Arms

Boyd’s Bible Dictionary:

Hebrew offensive weapons were the sword (1 Sam. 17:51; 25:13; 2 Sam. 20:8; Judg. 3:16); spear (1 Sam. 17:7; 2 Sam. 2:23; 23:8); bow and arrow [ARCHERY]; sling (2 Kings 3:25); battle-ax (Jer. 51:20). Among defensive armor were breastplates, cuirasses, coats of mail, helmets, greaves, habergeons, shields, bucklers (1 Sam. 17:5-7; 2 Chron. 26:14).

Concise Bible Dictionary:

The offensive arms found in the Old Testament are
1. The SWORD, for which several Hebrew words are used:
1. barag, often translated “lightning”; it is “glittering sword” in Job 20:25.
2. chereb, a sword, as laying waste. It is the word commonly used in the Old Testament for sword (everywhere indeed except in the references given here under the other words): it was a straight tapering weapon, with two edges and a sharp point (Psalm 149:6; Isa. 14:19). It is used metaphorically for keen and piercing words, as in Psalm 57:4 and Psalm 64:3.
3. retsach, an undefined slaying weapon, translated “sword” only in Psalm 42:10.
4. shelach, a missile of death, as a dart (Job 33:18; Job 36:12; Joel 2:8).
5. pethichoth, from “to open,” is translated “drawn sword” in Psalm 55:21.
2. SPEARS.
1. chanith, thus named as being flexible: it is the word mostly used for the spear (1 Sam. 13:19; Psalm 57:4).

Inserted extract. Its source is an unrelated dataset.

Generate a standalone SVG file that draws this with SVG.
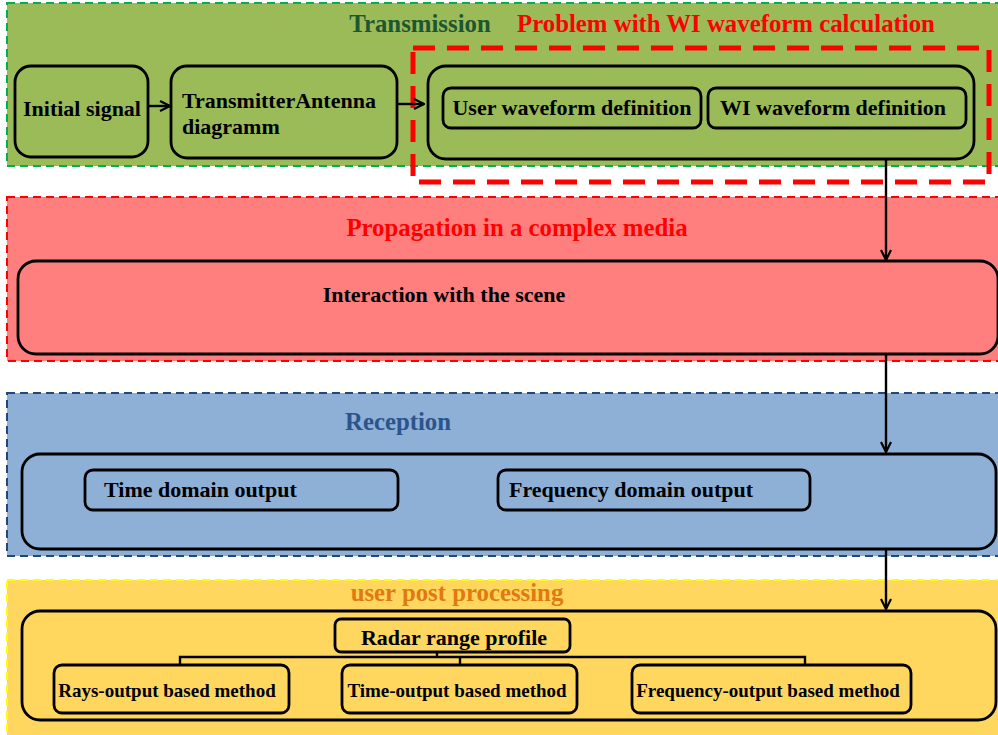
<svg xmlns="http://www.w3.org/2000/svg" width="998" height="735" viewBox="0 0 998 735">
<defs>
<style>
.panel{stroke-width:2;stroke-dasharray:8 5}
.node{fill:none;stroke:#000;stroke-width:2.8}
.t{font-family:"Liberation Serif","Times New Roman",serif;font-weight:bold;fill:#000}
.title{font-family:"Liberation Serif","Times New Roman",serif;font-weight:bold;font-size:24.8px}
.conn{fill:none;stroke:#000;stroke-width:2.4}
</style>
<marker id="arr" viewBox="0 0 12 12" refX="11" refY="6" markerWidth="12" markerHeight="12" markerUnits="userSpaceOnUse" orient="auto">
<path d="M1,1 L11,6 L1,11" fill="none" stroke="#000" stroke-width="2.2"/>
</marker>
</defs>
<rect width="998" height="735" fill="#fff"/>

<g id="panel-transmission">
<rect x="7" y="3" width="995" height="163" fill="#9BBB59" stroke="#00B050" class="panel"/>
<text x="420" y="32" text-anchor="middle" class="title" fill="#1D5630">Transmission</text>
<text x="726" y="32" text-anchor="middle" class="title" fill="#FF0000">Problem with WI waveform calculation</text>
</g>
<g id="panel-propagation">
<rect x="7" y="197" width="995" height="164" fill="#FF7F7F" stroke="#FF0000" class="panel"/>
<text x="517" y="236" text-anchor="middle" class="title" fill="#FF0000">Propagation in a complex media</text>
</g>
<g id="panel-reception">
<rect x="7" y="393" width="995" height="163" fill="#8EAFD6" stroke="#1F497D" class="panel"/>
<text x="398" y="430" text-anchor="middle" class="title" fill="#2A558C">Reception</text>
</g>
<g id="panel-post">
<rect x="7" y="580" width="995" height="160" fill="#FFD75F" stroke="#FFFF00" class="panel"/>
<text x="457" y="601" text-anchor="middle" class="title" fill="#E07A10">user post processing</text>
</g>

<g id="problem-box">
<rect x="413" y="48" width="576" height="134" fill="none" stroke="#FF0000" stroke-width="5" stroke-dasharray="22 12"/>
</g>

<g id="initial-signal">
<rect x="15" y="66" width="133" height="91" rx="16" class="node"/>
<text x="82" y="116" text-anchor="middle" class="t" font-size="22">Initial signal</text>
</g>
<g id="transmitter-antenna">
<rect x="171" y="66" width="226" height="92" rx="16" class="node"/>
<text x="182" y="108" class="t" font-size="22">TransmitterAntenna</text>
<text x="182" y="134" class="t" font-size="22">diagramm</text>
</g>
<g id="waveform-group">
<rect x="428" y="66" width="546" height="93" rx="18" class="node"/>
</g>
<g id="user-waveform">
<rect x="443" y="88" width="258" height="40" rx="8" class="node"/>
<text x="572" y="115" text-anchor="middle" class="t" font-size="22">User waveform definition</text>
</g>
<g id="wi-waveform">
<rect x="708" y="88" width="258" height="40" rx="8" class="node"/>
<text x="833" y="115" text-anchor="middle" class="t" font-size="22">WI waveform definition</text>
</g>

<g id="interaction">
<rect x="18" y="261" width="980" height="93" rx="18" class="node"/>
<text x="444" y="302" text-anchor="middle" class="t" font-size="22">Interaction with the scene</text>
</g>

<g id="reception-group">
<rect x="22" y="454" width="974" height="95" rx="18" class="node"/>
</g>
<g id="time-domain">
<rect x="85" y="470" width="313" height="40" rx="8" class="node"/>
<text x="104" y="497" class="t" font-size="22">Time domain output</text>
</g>
<g id="frequency-domain">
<rect x="498" y="470" width="312" height="40" rx="8" class="node"/>
<text x="509" y="497" class="t" font-size="22">Frequency domain output</text>
</g>

<g id="post-group">
<rect x="22" y="611" width="974" height="109" rx="18" class="node"/>
</g>
<g id="radar-range">
<rect x="335" y="619" width="235" height="33" rx="6" class="node"/>
<text x="454" y="645" text-anchor="middle" class="t" font-size="22">Radar range profile</text>
</g>
<g id="rays-method">
<rect x="54" y="665" width="235" height="48" rx="8" class="node"/>
<text x="167" y="697" text-anchor="middle" class="t" font-size="19">Rays-output based method</text>
</g>
<g id="time-method">
<rect x="342" y="665" width="235" height="48" rx="8" class="node"/>
<text x="457" y="697" text-anchor="middle" class="t" font-size="19">Time-output based method</text>
</g>
<g id="frequency-method">
<rect x="632" y="665" width="279" height="48" rx="8" class="node"/>
<text x="768" y="697" text-anchor="middle" class="t" font-size="19">Frequency-output based method</text>
</g>

<g id="connectors">
<line x1="148" y1="106" x2="170" y2="106" class="conn" marker-end="url(#arr)"/>
<line x1="397" y1="104" x2="424" y2="104" class="conn" marker-end="url(#arr)"/>
<line x1="886" y1="159" x2="886" y2="260" class="conn" marker-end="url(#arr)"/>
<line x1="886" y1="354" x2="886" y2="452" class="conn" marker-end="url(#arr)"/>
<line x1="886" y1="549" x2="886" y2="609" class="conn" marker-end="url(#arr)"/>
<path d="M437,652 V657 M180,665 V657 H805 V665 M460,657 V665" class="conn"/>
</g>
</svg>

It is this weapon that will be beaten into pruning hooks (Isa. 2:4; Mic. 4:3).
2. kidon, a smaller kind of lance, or javelin (Josh. 8:18, 26; Job 41:29; Jer. 6:23).
3. tselatsal, harpoon (Job 41:7).
4. qayin, lance (2 Sam. 21:16).
5. romach, spear used by heavy-armed troops, the iron head of a spear (Judg. 5:8). The pruning hooks are to be beaten into spears in the time of God’s judgments (Joel 3:10).
Bows
3. BOW, from which arrows are discharged, gesheth, generally made of wood, but sometimes of steel or brass (Job 20:24). It is constantly found in the Old Testament from Genesis to Zechariah. It is used to express punishment from God (Lam. 2:4; Lam. 3:12); and of men to show their power to injure (Psalm 37:14- 15). “A deceitful bow” expresses a man who fails just when his aid is most needed, as when a bow breaks suddenly (Psa. 78:57; Hos. 7:16).
A shepherd boy using a sling.
4. The SLING, by which stones are discharged, Bela. It was by means of this that David smote Goliath (1 Sam. 17:40, 49-50). Of the Benjamites there were 700 men lefthanded; “every one could sling stones at an hair breadth, and not miss” (Judg. 20:16). (In Proverbs 26:8 occurs another word for sling, margemah, but the passage is considered better translated “as he that putteth a precious stone in a heap of stones,” as in the margin.)
Catapult
5.ENGINES,” with which Uzziah shot arrows and great stones (2 Chron. 26:15).